+++ Information provided

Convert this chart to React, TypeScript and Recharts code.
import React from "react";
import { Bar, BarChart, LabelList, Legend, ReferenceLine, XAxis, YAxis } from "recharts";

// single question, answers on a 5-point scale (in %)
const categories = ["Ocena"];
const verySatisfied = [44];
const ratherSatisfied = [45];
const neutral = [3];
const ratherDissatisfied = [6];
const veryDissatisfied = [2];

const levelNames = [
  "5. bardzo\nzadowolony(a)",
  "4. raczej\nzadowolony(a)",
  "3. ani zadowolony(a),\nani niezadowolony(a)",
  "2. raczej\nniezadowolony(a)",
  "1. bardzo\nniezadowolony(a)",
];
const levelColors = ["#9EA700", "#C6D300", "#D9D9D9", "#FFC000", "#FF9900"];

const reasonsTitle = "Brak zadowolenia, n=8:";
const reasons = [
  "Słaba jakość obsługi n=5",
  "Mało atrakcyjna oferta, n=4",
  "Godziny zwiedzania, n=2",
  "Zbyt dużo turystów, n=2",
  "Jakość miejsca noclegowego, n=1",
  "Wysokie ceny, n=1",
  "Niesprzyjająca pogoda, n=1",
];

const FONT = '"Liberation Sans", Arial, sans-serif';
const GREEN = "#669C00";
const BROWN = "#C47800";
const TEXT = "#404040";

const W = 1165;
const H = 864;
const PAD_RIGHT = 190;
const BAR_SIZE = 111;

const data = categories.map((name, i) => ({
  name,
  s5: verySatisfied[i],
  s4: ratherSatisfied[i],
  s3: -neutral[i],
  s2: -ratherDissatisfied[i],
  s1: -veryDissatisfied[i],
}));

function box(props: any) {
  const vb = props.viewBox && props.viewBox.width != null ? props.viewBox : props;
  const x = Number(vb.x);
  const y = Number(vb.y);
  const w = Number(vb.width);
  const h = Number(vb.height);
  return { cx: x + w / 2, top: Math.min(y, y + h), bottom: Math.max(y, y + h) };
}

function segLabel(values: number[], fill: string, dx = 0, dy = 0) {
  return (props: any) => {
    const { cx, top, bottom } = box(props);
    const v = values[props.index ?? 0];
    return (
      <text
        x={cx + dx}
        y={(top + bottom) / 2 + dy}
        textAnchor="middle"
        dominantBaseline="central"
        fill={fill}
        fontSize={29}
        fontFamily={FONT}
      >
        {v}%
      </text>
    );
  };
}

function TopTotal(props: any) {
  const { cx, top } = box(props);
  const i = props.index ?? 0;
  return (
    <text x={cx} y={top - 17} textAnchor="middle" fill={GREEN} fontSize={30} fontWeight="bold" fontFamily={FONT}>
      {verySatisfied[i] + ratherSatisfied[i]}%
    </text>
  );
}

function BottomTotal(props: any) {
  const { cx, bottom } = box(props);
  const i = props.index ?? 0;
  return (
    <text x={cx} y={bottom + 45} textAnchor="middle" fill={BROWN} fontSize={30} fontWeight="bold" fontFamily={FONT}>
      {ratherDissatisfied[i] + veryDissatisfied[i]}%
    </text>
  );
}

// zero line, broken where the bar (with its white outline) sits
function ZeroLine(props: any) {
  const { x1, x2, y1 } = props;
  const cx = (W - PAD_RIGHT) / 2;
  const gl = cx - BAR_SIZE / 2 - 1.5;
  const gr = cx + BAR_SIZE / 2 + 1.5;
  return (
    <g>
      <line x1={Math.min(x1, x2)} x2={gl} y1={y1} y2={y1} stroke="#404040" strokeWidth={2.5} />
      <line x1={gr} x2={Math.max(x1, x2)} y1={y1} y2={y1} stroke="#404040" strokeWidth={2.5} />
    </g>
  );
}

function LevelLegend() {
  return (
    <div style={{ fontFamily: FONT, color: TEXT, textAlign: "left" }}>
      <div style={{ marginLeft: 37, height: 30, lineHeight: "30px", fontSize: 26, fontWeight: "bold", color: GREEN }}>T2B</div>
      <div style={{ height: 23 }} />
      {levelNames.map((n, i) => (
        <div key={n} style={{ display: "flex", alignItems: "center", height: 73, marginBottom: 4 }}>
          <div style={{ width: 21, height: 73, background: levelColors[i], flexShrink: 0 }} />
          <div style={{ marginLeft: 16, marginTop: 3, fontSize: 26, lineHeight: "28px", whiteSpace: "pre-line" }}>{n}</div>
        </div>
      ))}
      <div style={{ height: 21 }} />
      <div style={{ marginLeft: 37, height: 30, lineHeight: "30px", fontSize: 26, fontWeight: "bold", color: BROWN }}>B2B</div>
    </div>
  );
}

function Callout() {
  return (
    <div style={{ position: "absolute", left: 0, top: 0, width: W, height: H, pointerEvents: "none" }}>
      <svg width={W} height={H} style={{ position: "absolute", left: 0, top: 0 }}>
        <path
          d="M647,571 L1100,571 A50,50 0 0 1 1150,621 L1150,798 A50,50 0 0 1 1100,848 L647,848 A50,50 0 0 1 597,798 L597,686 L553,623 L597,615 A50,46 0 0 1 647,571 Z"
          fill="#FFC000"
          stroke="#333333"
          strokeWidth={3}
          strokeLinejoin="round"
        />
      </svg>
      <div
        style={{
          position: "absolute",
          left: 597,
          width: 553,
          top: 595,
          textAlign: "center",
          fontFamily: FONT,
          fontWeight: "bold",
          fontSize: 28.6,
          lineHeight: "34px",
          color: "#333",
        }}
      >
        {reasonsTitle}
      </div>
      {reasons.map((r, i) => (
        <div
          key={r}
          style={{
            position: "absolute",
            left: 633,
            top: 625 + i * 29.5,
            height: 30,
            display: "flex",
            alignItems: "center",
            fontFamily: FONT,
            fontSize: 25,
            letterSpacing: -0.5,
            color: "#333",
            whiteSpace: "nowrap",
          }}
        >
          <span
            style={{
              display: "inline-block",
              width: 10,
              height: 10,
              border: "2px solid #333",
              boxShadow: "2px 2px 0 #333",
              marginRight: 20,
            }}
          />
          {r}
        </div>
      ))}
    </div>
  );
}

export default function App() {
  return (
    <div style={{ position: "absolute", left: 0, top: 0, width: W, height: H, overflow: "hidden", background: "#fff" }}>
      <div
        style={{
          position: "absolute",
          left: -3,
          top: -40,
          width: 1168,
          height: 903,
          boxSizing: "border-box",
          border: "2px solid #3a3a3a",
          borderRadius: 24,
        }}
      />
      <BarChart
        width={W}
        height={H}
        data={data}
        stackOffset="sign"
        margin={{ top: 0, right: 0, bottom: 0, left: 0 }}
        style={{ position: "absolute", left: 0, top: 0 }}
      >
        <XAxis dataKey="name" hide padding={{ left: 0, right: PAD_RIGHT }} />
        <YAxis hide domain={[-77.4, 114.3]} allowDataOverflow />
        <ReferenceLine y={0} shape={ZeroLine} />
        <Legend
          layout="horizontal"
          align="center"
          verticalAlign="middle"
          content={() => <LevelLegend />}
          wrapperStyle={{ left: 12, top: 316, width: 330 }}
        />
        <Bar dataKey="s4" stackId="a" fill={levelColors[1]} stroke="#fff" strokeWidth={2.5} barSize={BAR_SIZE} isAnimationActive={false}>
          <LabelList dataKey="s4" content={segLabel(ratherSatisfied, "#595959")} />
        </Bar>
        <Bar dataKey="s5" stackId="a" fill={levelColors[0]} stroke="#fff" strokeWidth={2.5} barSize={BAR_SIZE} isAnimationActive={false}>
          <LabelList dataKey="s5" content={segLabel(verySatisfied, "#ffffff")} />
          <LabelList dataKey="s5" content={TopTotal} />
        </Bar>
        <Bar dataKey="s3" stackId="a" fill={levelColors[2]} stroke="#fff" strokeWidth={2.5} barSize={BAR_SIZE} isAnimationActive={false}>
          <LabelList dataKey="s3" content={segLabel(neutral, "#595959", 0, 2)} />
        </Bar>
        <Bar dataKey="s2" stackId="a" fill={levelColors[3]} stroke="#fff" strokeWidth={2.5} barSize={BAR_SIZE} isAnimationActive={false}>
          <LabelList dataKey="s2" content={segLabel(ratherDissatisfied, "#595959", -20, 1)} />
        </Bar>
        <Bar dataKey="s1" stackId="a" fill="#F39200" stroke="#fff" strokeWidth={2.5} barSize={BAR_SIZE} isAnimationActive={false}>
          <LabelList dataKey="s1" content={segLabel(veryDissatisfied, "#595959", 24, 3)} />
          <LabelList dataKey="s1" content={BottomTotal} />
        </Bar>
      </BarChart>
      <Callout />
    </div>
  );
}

++++++

» **The request**
Give back exactly the material above from its opening line to the line bearing "const BAR_SIZE = 111;".

» **Answer below**
Convert this chart to React, TypeScript and Recharts code.
import React from "react";
import { Bar, BarChart, LabelList, Legend, ReferenceLine, XAxis, YAxis } from "recharts";

// single question, answers on a 5-point scale (in %)
const categories = ["Ocena"];
const verySatisfied = [44];
const ratherSatisfied = [45];
const neutral = [3];
const ratherDissatisfied = [6];
const veryDissatisfied = [2];

const levelNames = [
  "5. bardzo\nzadowolony(a)",
  "4. raczej\nzadowolony(a)",
  "3. ani zadowolony(a),\nani niezadowolony(a)",
  "2. raczej\nniezadowolony(a)",
  "1. bardzo\nniezadowolony(a)",
];
const levelColors = ["#9EA700", "#C6D300", "#D9D9D9", "#FFC000", "#FF9900"];

const reasonsTitle = "Brak zadowolenia, n=8:";
const reasons = [
  "Słaba jakość obsługi n=5",
  "Mało atrakcyjna oferta, n=4",
  "Godziny zwiedzania, n=2",
  "Zbyt dużo turystów, n=2",
  "Jakość miejsca noclegowego, n=1",
  "Wysokie ceny, n=1",
  "Niesprzyjająca pogoda, n=1",
];

const FONT = '"Liberation Sans", Arial, sans-serif';
const GREEN = "#669C00";
const BROWN = "#C47800";
const TEXT = "#404040";

const W = 1165;
const H = 864;
const PAD_RIGHT = 190;
const BAR_SIZE = 111;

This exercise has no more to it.